Надо ещё сказать, что его поэтический облик, в общем, сильно отличается от его реального, житейского облика.
В узком кругу он был человек очень добрый. Ему более всего был чужд богемный уровень доброжелательства, когда мы все друг друга поощряем, говорим какие-то хорошие слова: «ты гений, старик» и так далее, – но на самом деле это мало что значит. Все озабочены только своими делишками. Он не был таким человеком. Если он кого-то любил, если ему что-то нравилось, то он всеми возможными способами помогал, не жалел своего времени. «Я любил немногих, однако сильно…» При этом он, конечно, уклонялся от многих людей, которые его, что называется, доставали, но это естественно. Тем более что очень многие из них были людьми малоодарёнными, просто пытающимися использовать его в своих интересах.

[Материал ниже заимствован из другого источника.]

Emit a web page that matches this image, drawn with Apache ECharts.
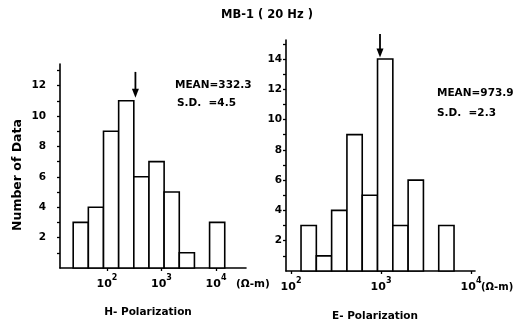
<!DOCTYPE html>
<html><head><meta charset="utf-8">
<script src="https://cdn.jsdelivr.net/npm/echarts@6/dist/echarts.min.js"></script>
<style>html,body{margin:0;padding:0;background:#fff}#c{width:517px;height:333px}</style>
</head><body><div id="c"></div>
<script>
// ---- data ----
const chartTitle = 'MB-1 ( 20 Hz )';
const yAxisTitle = 'Number of Data';
const hTitle = 'H- Polarization';
const eTitle = 'E- Polarization';
const unitLabel = '(\u03A9-m)';
const xTickExps = [2, 3, 4];               // decades 10^2,10^3,10^4
const hYLabels = [2, 4, 6, 8, 10, 12];
const eYLabels = [2, 4, 6, 8, 10, 12, 14];
// bin edges in log10(resistivity)
const hEdges = [1.38, 1.658, 1.936, 2.214, 2.492, 2.77, 3.048, 3.326, 3.604, 3.882, 4.16];
const hCounts = [3, 4, 9, 11, 6, 7, 5, 1, 0, 3];
const eEdges = [2.111, 2.281, 2.451, 2.621, 2.791, 2.961, 3.131, 3.301, 3.471, 3.641, 3.811];
const eCounts = [3, 1, 4, 9, 5, 14, 3, 6, 0, 3];
const hMean = 332.3, hSD = 4.5;
const eMean = 973.9, eSD = 2.3;

// ---- build ----
const FONT = 'DejaVu Sans';
function bins(edges, counts) {
  return counts.map((c, i) => [edges[i], edges[i + 1], c]);
}
function renderHist(params, api) {
  const c = api.value(2);
  if (!c) return null;
  const p0 = api.coord([api.value(0), 0]);
  const p1 = api.coord([api.value(1), c]);
  return {
    type: 'rect',
    shape: { x: p0[0], y: p1[1], width: p1[0] - p0[0], height: p0[1] - p1[1] },
    style: { fill: '#fff', stroke: '#000', lineWidth: 1.6 }
  };
}
function renderArrow(params, api) {
  const tip = api.coord([api.value(0), api.value(1)]);
  const tail = api.coord([api.value(0), api.value(2)]);
  return {
    type: 'group',
    children: [
      { type: 'line', shape: { x1: tail[0], y1: tail[1], x2: tip[0], y2: tip[1] - 6 }, style: { stroke: '#000', lineWidth: 1.8 } },
      { type: 'polygon', shape: { points: [[tip[0] - 3.5, tip[1] - 9], [tip[0] + 3.5, tip[1] - 9], [tip[0], tip[1]]] }, style: { fill: '#000' } }
    ]
  };
}
const rich = {
  b: { fontFamily: FONT, fontWeight: 'bold', fontSize: 11, color: '#000', lineHeight: 16, verticalAlign: 'bottom' },
  s: { fontFamily: FONT, fontWeight: 'bold', fontSize: 8, color: '#000', lineHeight: 16, verticalAlign: 'top' }
};
function xAxis(grid, min, max) {
  return {
    type: 'value', gridIndex: grid, min: min, max: max,
    axisLine: { lineStyle: { color: '#000', width: 1.6 } },
    splitLine: { show: false },
    axisTick: { customValues: xTickExps, length: 3, lineStyle: { color: '#000', width: 1.3 } },
    axisLabel: { customValues: xTickExps, margin: 6, formatter: v => '{b|10}{s|' + v + '}', rich: rich }
  };
}
function yAxis(grid, max, labels, margin) {
  const ticks = [];
  for (let i = 1; i <= Math.floor(max); i++) ticks.push(i);
  return {
    type: 'value', gridIndex: grid, min: 0, max: max,
    axisLine: { show: true, lineStyle: { color: '#000', width: 1.6 } },
    splitLine: { show: false },
    axisTick: { show: true, customValues: ticks, length: 3, lineStyle: { color: '#000', width: 1.3 } },
    axisLabel: { customValues: labels, margin: margin, fontFamily: FONT, fontWeight: 'bold', fontSize: 10.5, color: '#000' }
  };
}
function txt(x, y, s, size, align) {
  return {
    type: 'text', x: x, y: y,
    style: { text: s, fontFamily: FONT, fontWeight: 'bold', fontSize: size, fill: '#000', textAlign: align || 'left', textVerticalAlign: 'middle' }
  };
}

const chart = echarts.init(document.getElementById('c'), null, { renderer: 'canvas' });
chart.setOption({
  animation: false,
  backgroundColor: '#fff',
  grid: [
    { left: 60, top: 64, width: 186, height: 204 },
    { left: 286, top: 40, width: 189, height: 231 }
  ],
  xAxis: [xAxis(0, 1.138, 4.55), xAxis(1, 1.944, 4.044)],
  yAxis: [yAxis(0, 13.42, hYLabels, 14), yAxis(1, 15.25, eYLabels, 4)],
  series: [
    { type: 'custom', xAxisIndex: 0, yAxisIndex: 0, renderItem: renderHist, data: bins(hEdges, hCounts), encode: { x: [0, 1], y: 2 }, clip: false },
    { type: 'custom', xAxisIndex: 1, yAxisIndex: 1, renderItem: renderHist, data: bins(eEdges, eCounts), encode: { x: [0, 1], y: 2 }, clip: false },
    { type: 'custom', xAxisIndex: 0, yAxisIndex: 0, renderItem: renderArrow, data: [[Math.log10(hMean), 11.2, 12.9]], encode: { x: 0, y: [1, 2] }, clip: false },
    { type: 'custom', xAxisIndex: 1, yAxisIndex: 1, renderItem: renderArrow, data: [[Math.log10(eMean), 14.1, 15.65]], encode: { x: 0, y: [1, 2] }, clip: false }
  ],
  graphic: [
    txt(267, 15, chartTitle, 11.5, 'center'),
    { type: 'text', x: 18, y: 175, rotation: Math.PI / 2,
      style: { text: yAxisTitle, fontFamily: FONT, fontWeight: 'bold', fontSize: 12.5, fill: '#000', textAlign: 'center', textVerticalAlign: 'middle' } },
    txt(175, 85, 'MEAN=' + hMean, 10.5),
    txt(177, 103, 'S.D.  =' + hSD, 10.5),
    txt(437, 93, 'MEAN=' + eMean, 10.5),
    txt(437, 113, 'S.D.  =' + eSD, 10.5),
    txt(236, 284, unitLabel, 10.5),
    txt(481, 287, unitLabel, 10),
    txt(148, 312, hTitle, 10.5, 'center'),
    txt(375, 316, eTitle, 10.5, 'center')
  ]
});
</script>
</body></html>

Но, видимо, в нём был и момент моральной опустошённости, чему очень, в общем, соответствует его судьба. Ранние гонения, бедная жизнь, измены возлюбленной, предательство друзей, расставание с родителями и необходимость выжить в новой среде, в эмиграции, – всё это требовало какого-то жёсткого и отстранённого взгляда на вещи. И он где-то в душе этот отрицательный цинический взгляд, безусловно, хранил, и некоторые корни его поэзии именно из этого душевного слоя и произросли. Кроме того, как человек очень литературный, связанный с какими-то литературными явлениями, он выбрал, я бы сказал, такую объективистскую поэзию. Не лирику, даже в наилучших мировых образцах, а латинскую поэзию, особенно Горация, Катулла, позднюю латинскую поэзию – Тибулла и Проперция, и английскую поэзию с уже упоминавшимся Джоном Донном, и более позднюю поэзию англо-американскую, Одена, которого он так любил, Элиота – то есть поэзию не лирической экспрессии, а некоего внутреннего объективизма. Он создал довольно много теорий, которые защищают его позицию, прежде всего о первенстве языка, но и здесь мы сталкиваемся с тем, что объективистская стихия языка, которая не имеет лирических проявлений, а является структурой объективной, она также сводится к поощрению вот этого минорного взгляда на жизнь. В этом и заключается новация Бродского, а не в том, что он писал длинной строкой или любил переносы.